As Christmas rolls around, so does the time of year when we all have to tell our family about our love life and eat food that we hate. Every year, people get gifted food, go to parties that are serving food, and have the annual Christmas supper. On all of these occasions, we have to eat food that we hate because we don't want to be rude, but the truth comes out. I asked people what holiday foods they secretly hate, and these were their answers.
Peppermint Candy Canes
While these may be classic, a lot of people detest the mint flavored things because of the resemblance to toothpaste. Stick to their much yummier fruity counterpart that everybody is guaranteed to love.
Everybody has received a Christmas pear basket at some point in their life. Next time, skip the healthy options and stick with the fattening and delicious baked goods. I would much rather receive a basket filled with cookies and peanut brittle.
This gelatinous slab of meat is the bane of many Christmas goer's existence. With a taste that is severely sub-par to turkey and a texture that will send you running for the hills, it is clear why so many people have issues with ham.
With a texture similar to yogurt, this meaty sauce can be the topic of many heated debates. You either love it or you hate it. Those who hate it tend to have consistency, flavor and texture issues. It's hard to deny that a gravy is easy to mess up, but it is an easy pass at the dinner table.
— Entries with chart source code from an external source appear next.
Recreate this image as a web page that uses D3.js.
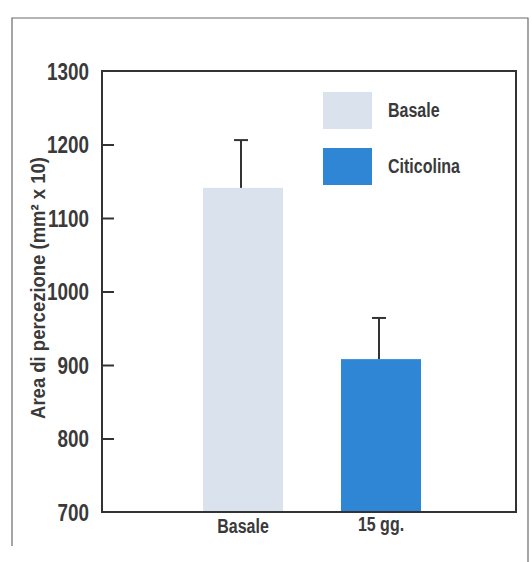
<!DOCTYPE html>
<html>
<head>
<meta charset="utf-8">
<script src="https://cdn.jsdelivr.net/npm/d3@7"></script>
<style>
  html, body { margin: 0; padding: 0; background: #fff; }
  svg { display: block; }
  text { font-family: "Liberation Sans Narrow", "Arial Narrow", "Liberation Sans", sans-serif; font-weight: bold; fill: #3a3a3a; }
</style>
</head>
<body>
<svg id="chart" width="532" height="562"></svg>
<script>
// Perception area at baseline and after 15 days of citicoline
const categories = ["Basale", "15 gg."];
const seriesNames = ["Basale", "Citicolina"];
const means = [1141, 908];
const errors = [65, 56];
const yTicks = [700, 800, 900, 1000, 1100, 1200, 1300];
const colors = ["#dae2ee", "#2f86d4"];

const svg = d3.select("#chart");

// Condense a text element to a narrow width (Helvetica Condensed look)
function narrow(sel, ratio) {
  sel.each(function () {
    const w = this.getComputedTextLength();
    d3.select(this).attr("textLength", w * ratio).attr("lengthAdjust", "spacingAndGlyphs");
  });
}

// Outer frame of the figure
svg.append("path")
  .attr("d", "M12,546 L12,18 L528,18 L528,562")
  .attr("fill", "none")
  .attr("stroke", "#6a6a6a")
  .attr("stroke-width", 1.2);

const plot = { left: 102, right: 516, top: 71, bottom: 512 };

const y = d3.scaleLinear().domain([700, 1300]).range([plot.bottom, plot.top]);
const x = d3.scaleBand().domain(categories).range([134, 490]).paddingInner(0.42).paddingOuter(0.5);

// Bars
svg.append("g").selectAll("rect")
  .data(categories)
  .join("rect")
  .attr("x", d => x(d))
  .attr("width", x.bandwidth())
  .attr("y", (d, i) => y(means[i]))
  .attr("height", (d, i) => y(700) - y(means[i]))
  .attr("fill", (d, i) => colors[i]);

// Upper error bars
const eb = svg.append("g").attr("stroke", "#333").attr("stroke-width", 2);
categories.forEach((c, i) => {
  const cx = x(c) + x.bandwidth() / 2 - 2;
  eb.append("line").attr("x1", cx).attr("x2", cx).attr("y1", y(means[i])).attr("y2", y(means[i] + errors[i]));
  eb.append("line").attr("x1", cx - 7).attr("x2", cx + 7).attr("y1", y(means[i] + errors[i])).attr("y2", y(means[i] + errors[i]));
});

// Plot frame
svg.append("rect")
  .attr("x", plot.left).attr("y", plot.top)
  .attr("width", plot.right - plot.left).attr("height", plot.bottom - plot.top)
  .attr("fill", "none").attr("stroke", "#333").attr("stroke-width", 2);

// Y axis with inward ticks
const yAxis = d3.axisLeft(y).tickValues(yTicks).tickSize(0).tickPadding(0).tickFormat(d3.format("d"));
const gy = svg.append("g").attr("transform", `translate(${plot.left},0)`).call(yAxis);
gy.select(".domain").remove();
gy.selectAll(".tick text")
  .attr("x", -13)
  .attr("dy", "0.36em")
  .style("font-size", "23px")
  .attr("fill", "#3a3a3a")
  .call(narrow, 0.82);
gy.selectAll(".tick")
  .filter(d => d > 700 && d < 1300)
  .append("line")
  .attr("x1", 0).attr("x2", 12)
  .attr("stroke", "#333").attr("stroke-width", 2);

// X axis category labels
const xAxis = d3.axisBottom(x).tickSize(0).tickPadding(0);
const gx = svg.append("g").attr("transform", `translate(0,${plot.bottom})`).call(xAxis);
gx.select(".domain").remove();
gx.selectAll(".tick text")
  .attr("y", 0)
  .attr("dy", "1.05em")
  .style("font-size", "20px")
  .attr("fill", "#3a3a3a")
  .call(narrow, 0.8);
gx.selectAll(".tick text").filter(d => d === "15 gg.").attr("dy", "0.95em");

// Y axis title
svg.append("text")
  .attr("transform", "translate(45,288) rotate(-90)")
  .attr("text-anchor", "middle")
  .style("font-size", "21px")
  .text("Area di percezione (mm² x 10)")
  .call(narrow, 0.88);

// Legend
const legend = svg.append("g");
seriesNames.forEach((name, i) => {
  const ly = 92 + i * 56;
  legend.append("rect")
    .attr("x", 323).attr("y", ly)
    .attr("width", 49).attr("height", 37)
    .attr("fill", colors[i]);
  legend.append("text")
    .attr("x", 388).attr("y", ly + 18)
    .attr("dy", "0.36em")
    .style("font-size", "20px")
    .text(name)
    .call(narrow, 0.8);
});
</script>
</body>
</html>
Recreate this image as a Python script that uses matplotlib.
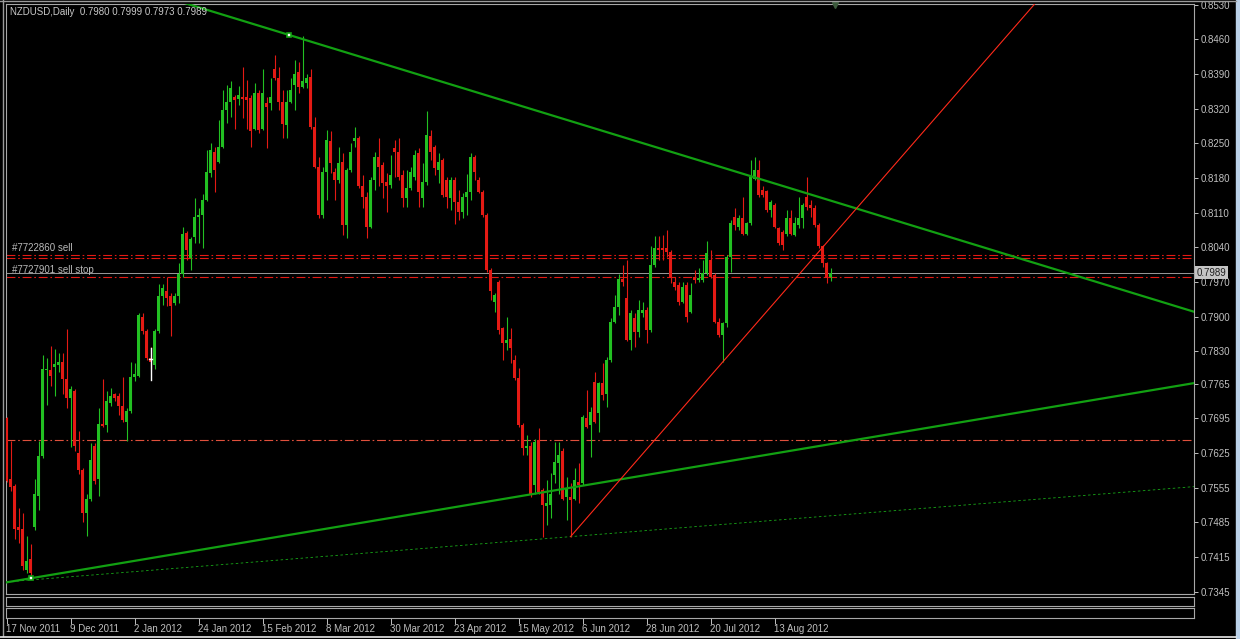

Eggnog is probably the most over-hyped holiday item ever. Everybody seems to love the stuff and serve it at every holiday party, but it is easily the grossest festive drink from all of the holidays. It is always over spiced and has a weird aftertaste. 0/10. I will not be partaking.
Green Bean Casserole
While I personally love green bean casserole, many people question why green beans and cream of mushroom soup were ever put together. For those that hate mushrooms, this is a nightmare of a dish, and if you aren't down for fried onions than this is not your cup of tea. One might say it's not how you casa-roll.
Yams are probably the most boring of all holiday vegetables. You can mash them, roast them, or put them in a casserole, but they always turn out unexciting. Even with mini marshmallows, it is really hard for yams to redeem themselves.
Rhubarb is just a tarter, redder, celery; and celery is the most useless vegetable of them all. Rhubarb tastes so much like an acidic earthy vegetable that it is hard to fathom how people eat it, let alone bake it into a pie.
Ribbon candy is a classic. We have all had it before, hard candy ribbons that shatter in your mouth when you eat it. Fun, right? Wrong. They are almost completely tasteless and the texture is painful and hard to get out of your teeth. Ribbon candy is solely for the aesthetic but not taste or texture at all.
Jell-O salad is possibly one of the most confusing desserts ever. It is in no way a salad, but literally just a mold of Jell-O. The classic Christmas Jell-O has three colors and flavors: red, white, and green. This may look appealing to the eye, but it tastes disgusting.